=== Task requirements ===
Only lines holding the string "this" are wanted; copy each one from the material.

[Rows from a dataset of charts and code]
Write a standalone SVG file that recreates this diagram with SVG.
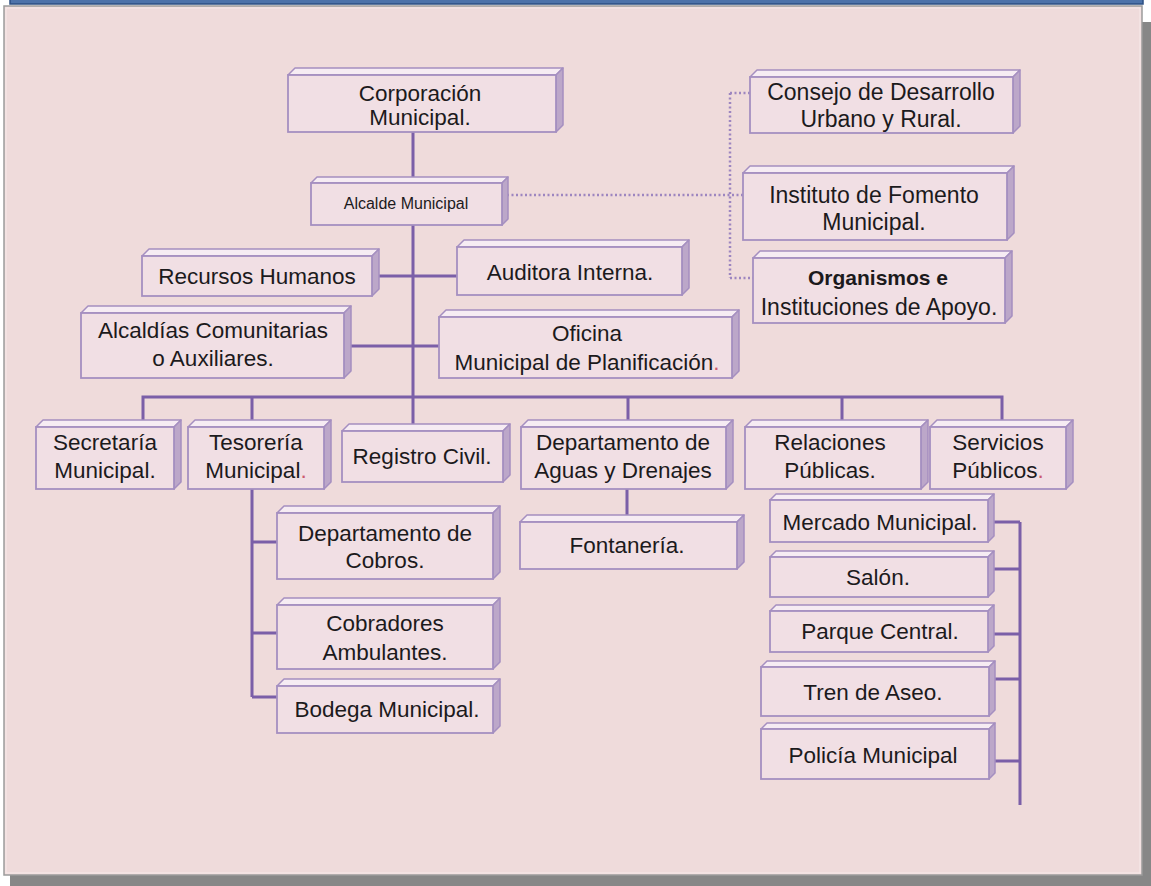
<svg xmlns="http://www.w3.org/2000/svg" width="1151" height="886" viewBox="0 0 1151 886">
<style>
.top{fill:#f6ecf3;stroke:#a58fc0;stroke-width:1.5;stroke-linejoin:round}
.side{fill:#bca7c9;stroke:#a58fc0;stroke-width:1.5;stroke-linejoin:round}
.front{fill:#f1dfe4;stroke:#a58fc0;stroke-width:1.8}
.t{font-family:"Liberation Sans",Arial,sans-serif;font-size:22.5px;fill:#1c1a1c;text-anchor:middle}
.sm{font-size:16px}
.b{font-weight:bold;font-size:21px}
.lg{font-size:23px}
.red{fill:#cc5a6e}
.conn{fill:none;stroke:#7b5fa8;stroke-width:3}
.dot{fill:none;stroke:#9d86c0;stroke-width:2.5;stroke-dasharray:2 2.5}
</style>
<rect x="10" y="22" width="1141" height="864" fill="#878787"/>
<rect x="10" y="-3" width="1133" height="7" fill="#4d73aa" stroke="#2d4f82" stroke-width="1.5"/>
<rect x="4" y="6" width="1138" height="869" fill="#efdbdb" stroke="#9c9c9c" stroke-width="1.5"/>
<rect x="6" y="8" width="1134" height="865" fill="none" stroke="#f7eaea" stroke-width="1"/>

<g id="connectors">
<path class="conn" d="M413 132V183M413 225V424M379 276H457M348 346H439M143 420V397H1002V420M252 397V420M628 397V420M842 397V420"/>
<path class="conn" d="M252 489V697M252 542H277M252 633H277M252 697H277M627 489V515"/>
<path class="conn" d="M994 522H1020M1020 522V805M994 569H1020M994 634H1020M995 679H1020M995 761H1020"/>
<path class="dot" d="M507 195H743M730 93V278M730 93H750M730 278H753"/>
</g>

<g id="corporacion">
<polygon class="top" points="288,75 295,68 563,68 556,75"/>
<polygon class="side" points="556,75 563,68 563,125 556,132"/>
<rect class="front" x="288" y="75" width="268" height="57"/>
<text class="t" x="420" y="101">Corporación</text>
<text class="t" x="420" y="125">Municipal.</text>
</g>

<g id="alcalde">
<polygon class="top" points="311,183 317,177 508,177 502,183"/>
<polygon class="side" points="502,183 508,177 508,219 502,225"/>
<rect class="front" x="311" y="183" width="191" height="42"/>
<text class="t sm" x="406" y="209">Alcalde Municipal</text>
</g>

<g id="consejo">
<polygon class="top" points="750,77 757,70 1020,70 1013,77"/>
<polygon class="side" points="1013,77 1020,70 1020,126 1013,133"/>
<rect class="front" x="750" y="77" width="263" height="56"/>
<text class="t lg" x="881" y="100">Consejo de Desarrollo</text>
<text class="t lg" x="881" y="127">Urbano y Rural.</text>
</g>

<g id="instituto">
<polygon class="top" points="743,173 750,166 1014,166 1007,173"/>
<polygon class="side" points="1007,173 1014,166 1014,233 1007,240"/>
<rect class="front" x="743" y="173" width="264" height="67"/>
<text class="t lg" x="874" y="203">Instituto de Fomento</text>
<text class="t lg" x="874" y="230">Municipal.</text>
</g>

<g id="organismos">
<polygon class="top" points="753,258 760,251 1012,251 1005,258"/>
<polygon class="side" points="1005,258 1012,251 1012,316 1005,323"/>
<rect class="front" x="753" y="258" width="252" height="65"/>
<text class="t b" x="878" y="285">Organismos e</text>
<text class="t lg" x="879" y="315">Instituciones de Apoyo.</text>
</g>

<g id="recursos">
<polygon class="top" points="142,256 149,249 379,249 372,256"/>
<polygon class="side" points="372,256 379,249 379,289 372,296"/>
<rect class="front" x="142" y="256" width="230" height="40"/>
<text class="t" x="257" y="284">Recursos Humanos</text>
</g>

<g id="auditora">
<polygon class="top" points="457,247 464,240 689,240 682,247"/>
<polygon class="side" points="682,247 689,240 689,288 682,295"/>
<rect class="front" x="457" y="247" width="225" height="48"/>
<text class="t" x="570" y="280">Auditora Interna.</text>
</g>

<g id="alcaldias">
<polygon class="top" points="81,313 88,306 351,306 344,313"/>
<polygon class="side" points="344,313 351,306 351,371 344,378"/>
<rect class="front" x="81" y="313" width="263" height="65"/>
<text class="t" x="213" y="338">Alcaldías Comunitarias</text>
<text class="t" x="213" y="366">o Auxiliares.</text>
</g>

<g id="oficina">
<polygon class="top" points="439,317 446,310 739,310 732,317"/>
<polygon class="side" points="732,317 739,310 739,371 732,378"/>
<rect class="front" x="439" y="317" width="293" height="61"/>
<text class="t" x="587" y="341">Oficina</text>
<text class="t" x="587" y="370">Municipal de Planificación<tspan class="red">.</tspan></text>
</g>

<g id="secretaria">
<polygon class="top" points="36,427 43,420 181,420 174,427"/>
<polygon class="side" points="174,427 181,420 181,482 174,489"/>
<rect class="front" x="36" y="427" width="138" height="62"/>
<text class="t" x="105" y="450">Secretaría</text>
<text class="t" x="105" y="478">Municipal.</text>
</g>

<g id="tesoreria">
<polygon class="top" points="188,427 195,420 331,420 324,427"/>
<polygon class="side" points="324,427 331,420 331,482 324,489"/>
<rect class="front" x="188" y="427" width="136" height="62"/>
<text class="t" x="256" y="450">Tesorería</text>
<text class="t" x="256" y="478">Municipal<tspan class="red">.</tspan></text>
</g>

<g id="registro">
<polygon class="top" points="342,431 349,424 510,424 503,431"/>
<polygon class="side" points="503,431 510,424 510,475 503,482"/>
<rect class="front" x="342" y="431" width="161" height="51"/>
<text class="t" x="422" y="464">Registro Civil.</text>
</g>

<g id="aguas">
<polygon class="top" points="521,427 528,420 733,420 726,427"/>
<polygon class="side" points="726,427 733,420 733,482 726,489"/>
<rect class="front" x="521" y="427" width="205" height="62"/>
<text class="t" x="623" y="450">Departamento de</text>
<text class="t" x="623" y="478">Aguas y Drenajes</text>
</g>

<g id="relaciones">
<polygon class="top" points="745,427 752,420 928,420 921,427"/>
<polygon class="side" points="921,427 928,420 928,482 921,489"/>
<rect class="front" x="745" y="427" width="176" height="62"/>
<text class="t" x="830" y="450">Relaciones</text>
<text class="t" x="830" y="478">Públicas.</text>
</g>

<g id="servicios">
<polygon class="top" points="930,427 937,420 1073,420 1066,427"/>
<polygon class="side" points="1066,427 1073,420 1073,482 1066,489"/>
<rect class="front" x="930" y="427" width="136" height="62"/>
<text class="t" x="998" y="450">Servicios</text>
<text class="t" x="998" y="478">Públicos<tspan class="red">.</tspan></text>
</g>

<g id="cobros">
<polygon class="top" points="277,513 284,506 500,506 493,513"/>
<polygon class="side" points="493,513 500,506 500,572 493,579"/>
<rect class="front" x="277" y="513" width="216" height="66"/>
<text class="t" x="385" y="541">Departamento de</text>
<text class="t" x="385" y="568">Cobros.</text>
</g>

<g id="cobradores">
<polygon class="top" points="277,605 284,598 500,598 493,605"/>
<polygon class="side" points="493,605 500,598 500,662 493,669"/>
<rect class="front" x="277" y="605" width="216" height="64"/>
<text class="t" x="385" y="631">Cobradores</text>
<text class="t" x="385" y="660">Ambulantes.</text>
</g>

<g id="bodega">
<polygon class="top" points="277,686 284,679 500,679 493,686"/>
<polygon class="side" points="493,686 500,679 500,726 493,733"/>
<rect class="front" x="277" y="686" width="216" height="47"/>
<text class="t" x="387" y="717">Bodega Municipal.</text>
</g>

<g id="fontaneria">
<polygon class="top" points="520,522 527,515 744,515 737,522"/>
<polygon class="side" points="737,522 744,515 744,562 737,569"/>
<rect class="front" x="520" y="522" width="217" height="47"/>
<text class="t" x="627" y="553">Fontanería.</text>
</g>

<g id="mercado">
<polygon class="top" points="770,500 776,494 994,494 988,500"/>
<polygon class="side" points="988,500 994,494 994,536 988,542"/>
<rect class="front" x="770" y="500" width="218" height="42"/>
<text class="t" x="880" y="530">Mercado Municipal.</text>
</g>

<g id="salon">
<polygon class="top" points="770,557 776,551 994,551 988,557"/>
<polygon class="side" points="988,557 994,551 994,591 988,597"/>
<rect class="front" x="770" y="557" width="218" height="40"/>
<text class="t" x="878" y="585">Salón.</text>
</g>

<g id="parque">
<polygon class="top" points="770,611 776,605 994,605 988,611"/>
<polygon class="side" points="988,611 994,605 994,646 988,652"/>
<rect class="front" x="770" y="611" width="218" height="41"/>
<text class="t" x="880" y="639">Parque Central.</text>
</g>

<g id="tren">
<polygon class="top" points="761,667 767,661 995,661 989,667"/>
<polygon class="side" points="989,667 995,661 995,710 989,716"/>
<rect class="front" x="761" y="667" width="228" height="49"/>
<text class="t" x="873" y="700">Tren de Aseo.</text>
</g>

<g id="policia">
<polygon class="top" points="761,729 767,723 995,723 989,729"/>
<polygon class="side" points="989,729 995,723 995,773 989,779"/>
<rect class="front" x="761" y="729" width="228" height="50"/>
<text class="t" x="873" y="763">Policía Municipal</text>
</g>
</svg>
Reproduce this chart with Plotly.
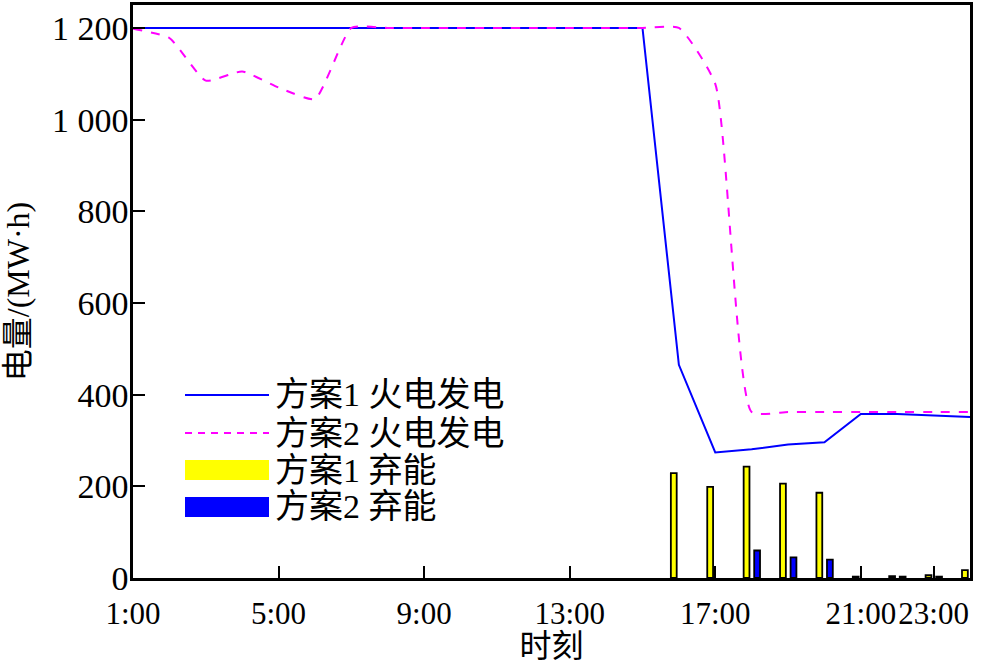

=== Worked answer ===
Write a standalone SVG file that recreates this diagram with SVG.
Reproduce this chart with Plotly.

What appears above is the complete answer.